Omit the pictures and print exactly the lines of the listing below, starting at the first and ending at the line containing "dpph_letters = ['b', 'a', 'd', 'c', 'd', 'd']".

____

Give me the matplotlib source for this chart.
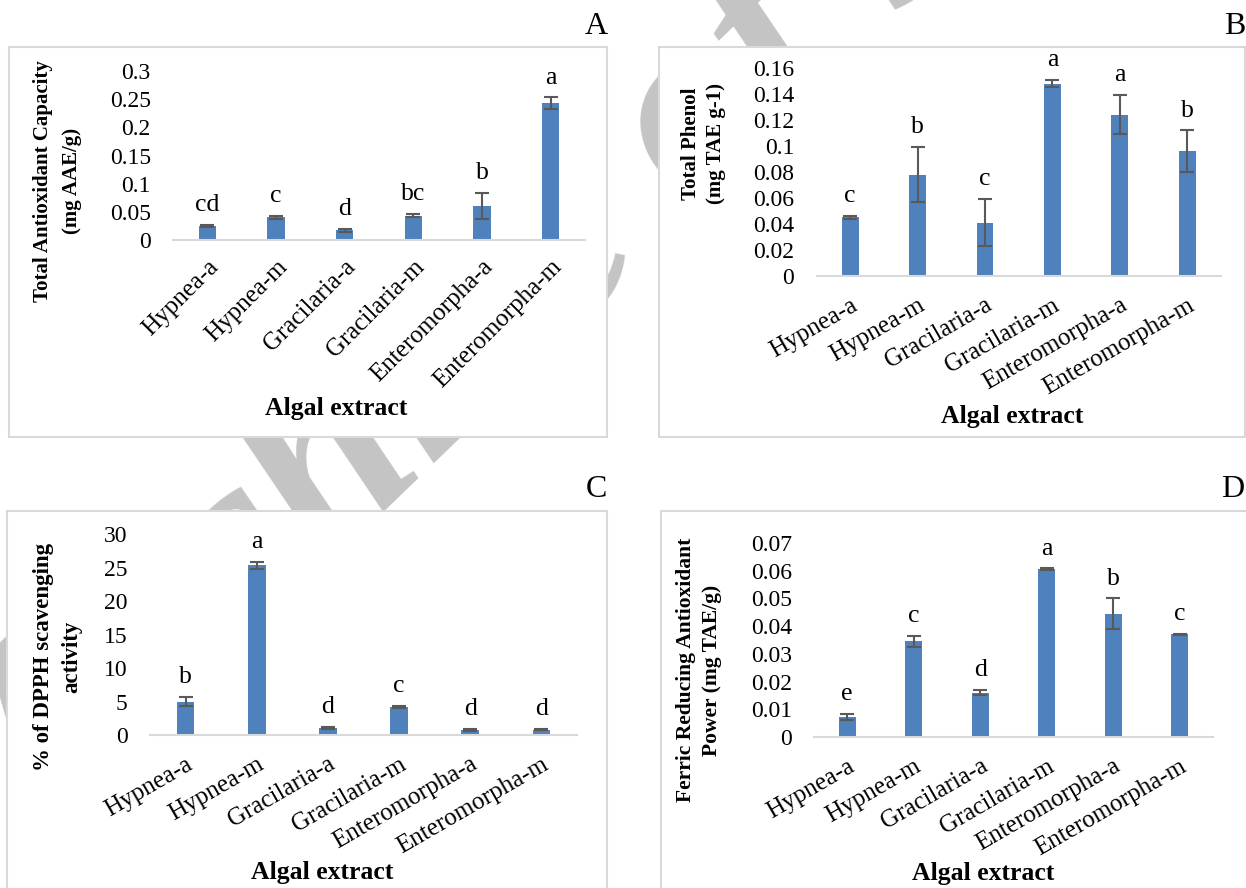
import numpy as np
import matplotlib
matplotlib.use('Agg')
import matplotlib.pyplot as plt
from matplotlib.patches import Rectangle

# Data
categories = ['Hypnea-a', 'Hypnea-m', 'Gracilaria-a', 'Gracilaria-m',
              'Enteromorpha-a', 'Enteromorpha-m']

tac_values = [0.025, 0.040, 0.017, 0.043, 0.060, 0.243]
tac_errors = [0.002, 0.002, 0.002, 0.003, 0.023, 0.010]
tac_letters = ['cd', 'c', 'd', 'bc', 'b', 'a']

phenol_values = [0.045, 0.078, 0.041, 0.148, 0.124, 0.096]
phenol_errors = [0.001, 0.021, 0.018, 0.003, 0.015, 0.016]
phenol_letters = ['c', 'b', 'c', 'a', 'a', 'b']

dpph_values = [5.0, 25.3, 1.1, 4.2, 0.8, 0.8]
dpph_errors = [0.7, 0.5, 0.15, 0.15, 0.15, 0.1]
dpph_letters = ['b', 'a', 'd', 'c', 'd', 'd']

frap_values = [0.0073, 0.0345, 0.016, 0.0605, 0.0445, 0.037]
frap_errors = [0.001, 0.002, 0.001, 0.0003, 0.0055, 0.0002]
frap_letters = ['e', 'c', 'd', 'a', 'b', 'c']

W, H = 1246, 888
BAR_COLOR = '#4f81bd'
ERR_COLOR = '#595959'
GRID_GREY = '#d9d9d9'
SERIF = ['Liberation Serif', 'DejaVu Serif']

plt.rcParams['font.family'] = SERIF


def fx(x):
    return x / W


def fy(y):
    return 1 - y / H


def draw_panel(fig, rect, values, errors, letters, ymax, ystep, tick_fmt,
               rotation, pad):
    # rect = (left, right, top, bottom) in pixels
    left, right, top, bottom = rect
    ax = fig.add_axes([fx(left), fy(bottom), (right - left) / W, (bottom - top) / H])
    ax.set_zorder(3)
    ax.patch.set_visible(False)
    x = np.arange(len(categories))
    ax.bar(x, values, width=0.25, color=BAR_COLOR, zorder=2)
    ax.errorbar(x, values, yerr=errors, fmt='none', ecolor=ERR_COLOR,
                elinewidth=1.5, capsize=5, capthick=1.5, zorder=3)
    for i, (v, e, l) in enumerate(zip(values, errors, letters)):
        ax.annotate(l, xy=(i, v + e), xytext=(0, 10), textcoords='offset points',
                    ha='center', va='baseline', fontsize=18.5)
    ax.set_xlim(-0.5, len(categories) - 0.5)
    ax.set_ylim(0, ymax)
    ticks = np.arange(0, ymax + ystep / 2, ystep)
    ax.set_yticks(ticks)
    ax.set_yticklabels([tick_fmt(t) for t in ticks], fontsize=17)
    ax.set_xticks(x)
    ax.set_xticklabels(categories, rotation=rotation, ha='right', va='top',
                       rotation_mode='anchor', fontsize=18)
    ax.tick_params(axis='y', length=0, pad=16)
    ax.tick_params(axis='x', length=0, pad=pad)
    for s in ['top', 'right', 'left']:
        ax.spines[s].set_visible(False)
    ax.spines['bottom'].set_color(GRID_GREY)
    ax.spines['bottom'].set_linewidth(1.5)
    return ax


def fmt_general(t):
    s = ('%.2f' % t).rstrip('0').rstrip('.')
    return s if s else '0'


fig = plt.figure(figsize=(W / 100, H / 100), dpi=100)

# watermark behind the panel boxes
fig.text(fx(50), fy(848), 'Archive of SID', rotation=44, rotation_mode='anchor',
         fontsize=187, style='italic', weight='bold', color='#c4c4c4',
         ha='left', va='baseline', zorder=0.5)

# panel frames
for (x0, y0, x1, y1) in [(9, 47, 607, 437), (659, 47, 1245, 437),
                         (7, 511, 607, 895), (661, 511, 1252, 895)]:
    fig.patches.append(Rectangle((fx(x0), fy(y1)), (x1 - x0) / W, (y1 - y0) / H,
                                 transform=fig.transFigure, facecolor='white',
                                 edgecolor=GRID_GREY, linewidth=1.5, zorder=1))

draw_panel(fig, (173, 585, 71, 240), tac_values, tac_errors, tac_letters,
           0.3, 0.05, fmt_general, 45, 11.5)
draw_panel(fig, (816.5, 1221, 68, 276), phenol_values, phenol_errors, phenol_letters,
           0.16, 0.02, fmt_general, 30, 13)
draw_panel(fig, (150, 577, 534, 735), dpph_values, dpph_errors, dpph_letters,
           30, 5, lambda t: '%d' % t, 30, 13)
draw_panel(fig, (814, 1213, 543, 737), frap_values, frap_errors, frap_letters,
           0.07, 0.01, fmt_general, 30, 13)

# panel letters
for letter, (px, py) in zip('ABCD', [(596, 27), (1235, 27), (596, 489), (1233, 489)]):
    fig.text(fx(px), fy(py), letter, fontsize=23, ha='center', va='center', zorder=4)

# y-axis titles (two lines each)
ylabels = [
    (('Total Antioxidant Capacity', '(mg AAE/g)'), (43, 72), 181, 15),
    (('Total Phenol', '(mg TAE g-1)'), (690.5, 716), 143.5, 15),
    (('% of DPPH scavenging', 'activity'), (44, 71.5), 657, 16.5),
    (('Ferric Reducing Antioxidant', 'Power (mg TAE/g)'), (686, 712), 670, 15.5),
]
for lines, xs, yc, fs in ylabels:
    for txt, px in zip(lines, xs):
        fig.text(fx(px), fy(yc), txt, rotation=90, fontsize=fs, weight='bold',
                 ha='center', va='center', zorder=4)

# x-axis titles
for px, py in [(336, 408), (1012, 417), (322, 872), (983, 873)]:
    fig.text(fx(px), fy(py), 'Algal extract', fontsize=18.5, weight='bold',
             ha='center', va='center', zorder=4)

fig.savefig('out.png', dpi=100)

____

## Written answer
Give me the matplotlib source for this chart.
import numpy as np
import matplotlib
matplotlib.use('Agg')
import matplotlib.pyplot as plt
from matplotlib.patches import Rectangle

# Data
categories = ['Hypnea-a', 'Hypnea-m', 'Gracilaria-a', 'Gracilaria-m',
              'Enteromorpha-a', 'Enteromorpha-m']

tac_values = [0.025, 0.040, 0.017, 0.043, 0.060, 0.243]
tac_errors = [0.002, 0.002, 0.002, 0.003, 0.023, 0.010]
tac_letters = ['cd', 'c', 'd', 'bc', 'b', 'a']

phenol_values = [0.045, 0.078, 0.041, 0.148, 0.124, 0.096]
phenol_errors = [0.001, 0.021, 0.018, 0.003, 0.015, 0.016]
phenol_letters = ['c', 'b', 'c', 'a', 'a', 'b']

dpph_values = [5.0, 25.3, 1.1, 4.2, 0.8, 0.8]
dpph_errors = [0.7, 0.5, 0.15, 0.15, 0.15, 0.1]
dpph_letters = ['b', 'a', 'd', 'c', 'd', 'd']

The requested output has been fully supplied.